──────── Source excerpt
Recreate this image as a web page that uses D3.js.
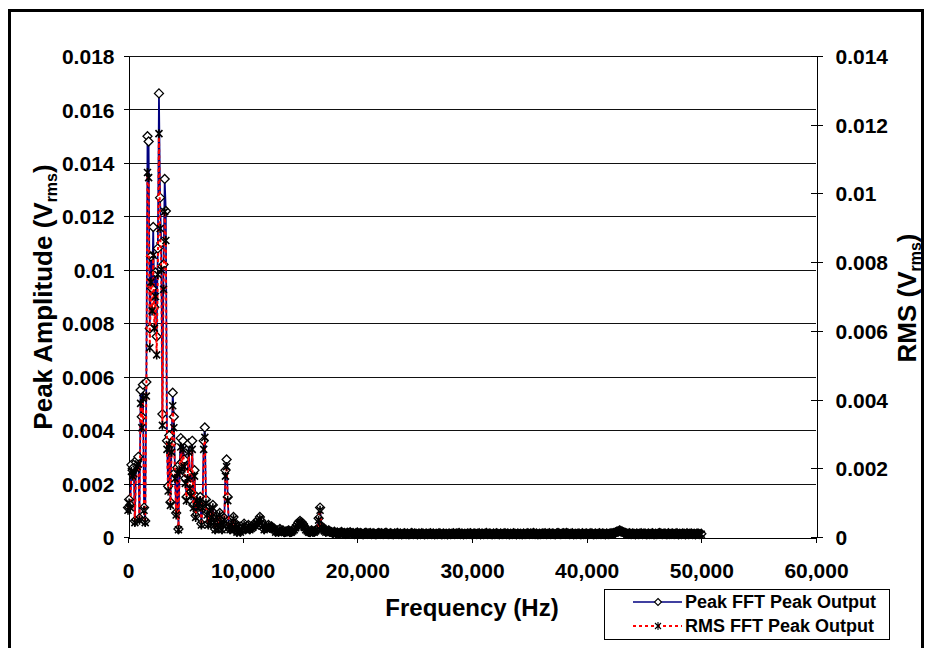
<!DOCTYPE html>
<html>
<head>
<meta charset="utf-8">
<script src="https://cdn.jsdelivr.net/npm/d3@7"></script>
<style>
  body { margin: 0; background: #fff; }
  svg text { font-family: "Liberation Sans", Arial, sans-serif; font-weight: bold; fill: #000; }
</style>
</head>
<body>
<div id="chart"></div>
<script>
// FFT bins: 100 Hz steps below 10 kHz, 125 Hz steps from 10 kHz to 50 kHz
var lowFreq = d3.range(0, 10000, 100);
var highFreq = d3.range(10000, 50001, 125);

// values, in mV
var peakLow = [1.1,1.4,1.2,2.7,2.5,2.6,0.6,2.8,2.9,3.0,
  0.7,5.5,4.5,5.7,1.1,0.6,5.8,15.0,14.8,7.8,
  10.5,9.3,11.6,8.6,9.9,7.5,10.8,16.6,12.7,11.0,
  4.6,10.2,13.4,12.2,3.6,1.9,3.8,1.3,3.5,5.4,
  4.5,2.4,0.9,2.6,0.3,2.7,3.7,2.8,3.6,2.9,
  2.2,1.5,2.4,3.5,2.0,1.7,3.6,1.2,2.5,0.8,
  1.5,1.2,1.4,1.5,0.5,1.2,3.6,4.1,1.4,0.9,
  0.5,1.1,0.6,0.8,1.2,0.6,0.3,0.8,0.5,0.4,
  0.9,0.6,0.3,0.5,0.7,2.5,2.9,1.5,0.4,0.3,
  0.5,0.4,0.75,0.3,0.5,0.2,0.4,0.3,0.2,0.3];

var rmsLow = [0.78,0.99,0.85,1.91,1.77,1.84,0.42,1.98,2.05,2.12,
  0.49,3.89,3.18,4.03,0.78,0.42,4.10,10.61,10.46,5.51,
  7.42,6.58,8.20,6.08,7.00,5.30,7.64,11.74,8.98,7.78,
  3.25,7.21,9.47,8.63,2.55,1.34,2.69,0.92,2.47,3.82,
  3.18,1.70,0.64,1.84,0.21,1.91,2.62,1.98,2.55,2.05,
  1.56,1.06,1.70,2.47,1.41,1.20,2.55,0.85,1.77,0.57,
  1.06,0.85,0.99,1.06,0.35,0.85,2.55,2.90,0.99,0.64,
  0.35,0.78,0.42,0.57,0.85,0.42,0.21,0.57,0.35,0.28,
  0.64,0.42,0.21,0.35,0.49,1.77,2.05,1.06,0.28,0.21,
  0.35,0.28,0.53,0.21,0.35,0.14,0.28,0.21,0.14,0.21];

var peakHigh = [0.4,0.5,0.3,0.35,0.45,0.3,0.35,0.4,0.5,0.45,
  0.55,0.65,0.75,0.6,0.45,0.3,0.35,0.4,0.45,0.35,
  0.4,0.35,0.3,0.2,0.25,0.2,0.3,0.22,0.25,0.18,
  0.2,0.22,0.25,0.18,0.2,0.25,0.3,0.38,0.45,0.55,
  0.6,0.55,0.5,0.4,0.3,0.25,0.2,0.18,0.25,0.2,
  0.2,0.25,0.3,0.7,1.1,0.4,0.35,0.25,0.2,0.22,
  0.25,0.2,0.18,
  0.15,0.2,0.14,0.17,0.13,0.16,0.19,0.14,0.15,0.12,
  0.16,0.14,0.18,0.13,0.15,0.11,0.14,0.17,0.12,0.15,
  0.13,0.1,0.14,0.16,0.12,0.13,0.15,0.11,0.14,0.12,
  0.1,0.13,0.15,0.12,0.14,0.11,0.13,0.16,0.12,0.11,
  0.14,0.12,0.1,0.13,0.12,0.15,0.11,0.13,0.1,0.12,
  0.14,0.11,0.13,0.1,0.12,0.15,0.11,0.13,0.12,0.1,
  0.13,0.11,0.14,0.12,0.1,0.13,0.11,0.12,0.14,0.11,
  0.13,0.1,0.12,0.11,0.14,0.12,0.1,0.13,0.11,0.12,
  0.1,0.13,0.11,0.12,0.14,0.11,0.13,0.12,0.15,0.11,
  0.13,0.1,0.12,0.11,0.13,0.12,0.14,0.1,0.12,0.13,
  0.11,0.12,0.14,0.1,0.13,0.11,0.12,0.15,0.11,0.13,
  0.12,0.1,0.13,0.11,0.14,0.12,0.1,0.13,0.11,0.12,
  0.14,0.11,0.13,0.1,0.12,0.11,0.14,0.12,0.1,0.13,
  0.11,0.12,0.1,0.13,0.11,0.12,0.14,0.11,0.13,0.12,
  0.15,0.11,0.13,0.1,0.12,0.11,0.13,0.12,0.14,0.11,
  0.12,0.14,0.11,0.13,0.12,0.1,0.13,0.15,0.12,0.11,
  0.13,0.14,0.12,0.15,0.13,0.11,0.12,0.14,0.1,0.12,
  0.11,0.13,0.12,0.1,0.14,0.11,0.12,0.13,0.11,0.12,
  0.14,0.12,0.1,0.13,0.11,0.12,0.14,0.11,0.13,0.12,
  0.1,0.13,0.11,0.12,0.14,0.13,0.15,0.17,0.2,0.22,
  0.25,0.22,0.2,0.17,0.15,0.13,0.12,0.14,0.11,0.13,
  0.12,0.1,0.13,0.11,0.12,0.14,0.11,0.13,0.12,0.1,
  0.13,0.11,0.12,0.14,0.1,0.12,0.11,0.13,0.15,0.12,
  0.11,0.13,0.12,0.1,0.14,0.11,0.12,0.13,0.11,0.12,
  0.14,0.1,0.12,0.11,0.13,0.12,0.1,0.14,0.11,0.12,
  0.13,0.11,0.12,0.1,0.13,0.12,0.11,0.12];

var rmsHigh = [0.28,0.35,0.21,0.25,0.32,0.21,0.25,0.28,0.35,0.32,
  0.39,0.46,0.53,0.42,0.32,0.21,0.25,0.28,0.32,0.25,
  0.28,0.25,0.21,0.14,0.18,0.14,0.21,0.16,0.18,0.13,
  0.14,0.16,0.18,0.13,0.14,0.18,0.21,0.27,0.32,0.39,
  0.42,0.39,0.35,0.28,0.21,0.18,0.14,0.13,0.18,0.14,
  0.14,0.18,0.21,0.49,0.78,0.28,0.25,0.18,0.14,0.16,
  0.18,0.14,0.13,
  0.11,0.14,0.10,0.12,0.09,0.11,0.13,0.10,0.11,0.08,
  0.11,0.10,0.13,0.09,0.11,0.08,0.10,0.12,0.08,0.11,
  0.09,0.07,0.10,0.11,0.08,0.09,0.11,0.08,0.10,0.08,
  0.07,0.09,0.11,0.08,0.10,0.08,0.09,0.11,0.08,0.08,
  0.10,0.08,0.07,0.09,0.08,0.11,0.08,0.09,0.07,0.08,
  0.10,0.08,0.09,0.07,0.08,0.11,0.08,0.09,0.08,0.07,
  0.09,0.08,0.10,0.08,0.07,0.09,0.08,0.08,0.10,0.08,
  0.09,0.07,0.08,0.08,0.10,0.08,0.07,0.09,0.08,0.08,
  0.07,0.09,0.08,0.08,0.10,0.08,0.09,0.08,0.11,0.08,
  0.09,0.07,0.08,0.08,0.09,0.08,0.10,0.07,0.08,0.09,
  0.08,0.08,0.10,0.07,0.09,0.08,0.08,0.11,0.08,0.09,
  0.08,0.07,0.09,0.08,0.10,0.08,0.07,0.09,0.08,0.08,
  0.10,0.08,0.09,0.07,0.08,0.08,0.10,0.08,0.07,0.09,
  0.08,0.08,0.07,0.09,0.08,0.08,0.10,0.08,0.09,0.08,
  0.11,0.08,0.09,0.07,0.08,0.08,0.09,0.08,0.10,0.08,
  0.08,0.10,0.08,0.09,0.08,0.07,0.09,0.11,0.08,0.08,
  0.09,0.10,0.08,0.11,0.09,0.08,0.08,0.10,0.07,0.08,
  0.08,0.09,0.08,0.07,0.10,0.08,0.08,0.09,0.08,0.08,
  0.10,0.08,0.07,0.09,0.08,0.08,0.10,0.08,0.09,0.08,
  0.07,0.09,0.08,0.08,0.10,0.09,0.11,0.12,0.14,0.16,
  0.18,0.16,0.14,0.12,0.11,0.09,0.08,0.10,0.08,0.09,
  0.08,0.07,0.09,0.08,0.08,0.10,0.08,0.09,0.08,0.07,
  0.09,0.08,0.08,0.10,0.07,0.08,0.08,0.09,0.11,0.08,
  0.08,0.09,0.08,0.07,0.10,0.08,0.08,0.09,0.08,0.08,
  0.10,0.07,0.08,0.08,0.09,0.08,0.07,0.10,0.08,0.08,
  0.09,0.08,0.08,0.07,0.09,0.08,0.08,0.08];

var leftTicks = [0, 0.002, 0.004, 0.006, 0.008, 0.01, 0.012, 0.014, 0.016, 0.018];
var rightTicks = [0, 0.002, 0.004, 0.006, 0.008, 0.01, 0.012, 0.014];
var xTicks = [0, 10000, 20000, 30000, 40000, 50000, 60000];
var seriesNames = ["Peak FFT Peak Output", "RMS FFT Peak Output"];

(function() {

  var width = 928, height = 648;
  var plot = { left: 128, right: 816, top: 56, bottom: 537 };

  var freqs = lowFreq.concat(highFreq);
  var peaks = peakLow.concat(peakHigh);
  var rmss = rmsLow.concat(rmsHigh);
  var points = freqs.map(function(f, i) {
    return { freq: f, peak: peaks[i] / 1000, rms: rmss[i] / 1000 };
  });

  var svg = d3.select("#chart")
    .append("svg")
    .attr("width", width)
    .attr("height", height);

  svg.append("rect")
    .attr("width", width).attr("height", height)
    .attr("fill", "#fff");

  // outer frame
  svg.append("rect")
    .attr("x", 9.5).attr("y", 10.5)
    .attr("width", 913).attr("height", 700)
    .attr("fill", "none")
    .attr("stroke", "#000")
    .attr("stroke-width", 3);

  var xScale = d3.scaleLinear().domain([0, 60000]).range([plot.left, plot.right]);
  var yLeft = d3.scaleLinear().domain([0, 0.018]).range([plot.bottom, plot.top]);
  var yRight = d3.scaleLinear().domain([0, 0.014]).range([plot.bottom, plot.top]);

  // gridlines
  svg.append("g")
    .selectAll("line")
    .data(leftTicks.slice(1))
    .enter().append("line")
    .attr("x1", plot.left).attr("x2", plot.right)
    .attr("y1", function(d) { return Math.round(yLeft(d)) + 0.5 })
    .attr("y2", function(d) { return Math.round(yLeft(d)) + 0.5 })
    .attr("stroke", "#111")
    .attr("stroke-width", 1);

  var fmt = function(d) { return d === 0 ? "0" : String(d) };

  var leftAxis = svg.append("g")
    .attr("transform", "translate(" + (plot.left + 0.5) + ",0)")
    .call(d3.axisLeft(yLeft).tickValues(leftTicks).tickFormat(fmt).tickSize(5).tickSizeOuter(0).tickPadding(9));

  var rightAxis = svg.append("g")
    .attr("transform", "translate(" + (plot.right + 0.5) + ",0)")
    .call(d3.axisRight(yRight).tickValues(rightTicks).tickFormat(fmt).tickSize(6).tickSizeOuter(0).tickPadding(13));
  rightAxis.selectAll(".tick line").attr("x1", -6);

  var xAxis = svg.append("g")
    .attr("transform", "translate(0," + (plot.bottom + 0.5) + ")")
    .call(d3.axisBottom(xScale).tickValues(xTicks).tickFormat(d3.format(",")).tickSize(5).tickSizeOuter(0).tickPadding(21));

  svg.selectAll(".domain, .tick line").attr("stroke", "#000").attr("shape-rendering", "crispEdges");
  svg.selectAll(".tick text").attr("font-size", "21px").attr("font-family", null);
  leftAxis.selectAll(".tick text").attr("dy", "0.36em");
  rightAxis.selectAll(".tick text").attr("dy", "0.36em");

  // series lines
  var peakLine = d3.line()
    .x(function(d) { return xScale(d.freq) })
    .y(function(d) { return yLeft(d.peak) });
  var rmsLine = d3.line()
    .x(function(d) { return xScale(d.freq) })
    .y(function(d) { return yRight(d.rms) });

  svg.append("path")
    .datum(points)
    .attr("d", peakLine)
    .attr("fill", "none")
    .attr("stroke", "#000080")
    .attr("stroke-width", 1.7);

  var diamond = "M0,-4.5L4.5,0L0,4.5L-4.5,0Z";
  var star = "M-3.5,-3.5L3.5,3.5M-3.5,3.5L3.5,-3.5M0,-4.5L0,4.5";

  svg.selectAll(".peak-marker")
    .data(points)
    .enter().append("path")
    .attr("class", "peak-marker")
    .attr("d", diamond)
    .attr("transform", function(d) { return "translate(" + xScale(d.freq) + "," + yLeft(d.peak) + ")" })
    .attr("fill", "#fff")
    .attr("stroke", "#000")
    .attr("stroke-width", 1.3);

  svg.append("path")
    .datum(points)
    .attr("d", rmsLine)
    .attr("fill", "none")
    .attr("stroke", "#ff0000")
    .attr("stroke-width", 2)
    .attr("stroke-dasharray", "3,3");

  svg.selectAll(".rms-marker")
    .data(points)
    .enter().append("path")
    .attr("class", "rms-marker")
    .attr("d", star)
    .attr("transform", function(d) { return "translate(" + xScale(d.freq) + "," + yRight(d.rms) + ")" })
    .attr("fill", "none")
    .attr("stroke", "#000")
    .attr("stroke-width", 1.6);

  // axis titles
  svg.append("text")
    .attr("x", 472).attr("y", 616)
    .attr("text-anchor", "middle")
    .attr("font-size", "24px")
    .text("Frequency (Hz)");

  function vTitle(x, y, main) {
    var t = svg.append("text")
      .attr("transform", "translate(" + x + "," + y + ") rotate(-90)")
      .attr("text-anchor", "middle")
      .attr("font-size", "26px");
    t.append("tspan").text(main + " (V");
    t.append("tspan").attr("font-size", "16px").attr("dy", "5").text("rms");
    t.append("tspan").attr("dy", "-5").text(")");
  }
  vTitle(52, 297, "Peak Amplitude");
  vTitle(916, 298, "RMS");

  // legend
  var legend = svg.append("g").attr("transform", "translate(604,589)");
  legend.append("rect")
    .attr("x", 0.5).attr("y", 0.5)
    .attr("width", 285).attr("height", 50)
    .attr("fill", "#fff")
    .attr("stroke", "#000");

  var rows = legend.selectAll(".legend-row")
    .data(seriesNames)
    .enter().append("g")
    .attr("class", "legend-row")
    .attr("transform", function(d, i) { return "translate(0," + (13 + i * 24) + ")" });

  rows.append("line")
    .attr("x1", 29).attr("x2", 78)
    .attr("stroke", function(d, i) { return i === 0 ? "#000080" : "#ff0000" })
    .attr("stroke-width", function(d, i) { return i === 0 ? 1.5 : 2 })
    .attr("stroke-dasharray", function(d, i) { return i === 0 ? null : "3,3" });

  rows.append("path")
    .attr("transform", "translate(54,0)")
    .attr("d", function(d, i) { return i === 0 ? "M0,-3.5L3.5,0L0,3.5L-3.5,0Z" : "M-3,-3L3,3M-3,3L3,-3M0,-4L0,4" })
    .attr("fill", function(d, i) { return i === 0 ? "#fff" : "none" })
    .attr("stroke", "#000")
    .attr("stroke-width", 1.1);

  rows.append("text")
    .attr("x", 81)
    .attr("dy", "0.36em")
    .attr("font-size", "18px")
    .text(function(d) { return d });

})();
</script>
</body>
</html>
────────────────
What you will do
Leave out the pictures and restate, word for word, the lines from the top of the data through the line containing "var highFreq = d3.range(10000, 50001, 125);", both included.

Full solution
Recreate this image as a web page that uses D3.js.
<!DOCTYPE html>
<html>
<head>
<meta charset="utf-8">
<script src="https://cdn.jsdelivr.net/npm/d3@7"></script>
<style>
  body { margin: 0; background: #fff; }
  svg text { font-family: "Liberation Sans", Arial, sans-serif; font-weight: bold; fill: #000; }
</style>
</head>
<body>
<div id="chart"></div>
<script>
// FFT bins: 100 Hz steps below 10 kHz, 125 Hz steps from 10 kHz to 50 kHz
var lowFreq = d3.range(0, 10000, 100);
var highFreq = d3.range(10000, 50001, 125);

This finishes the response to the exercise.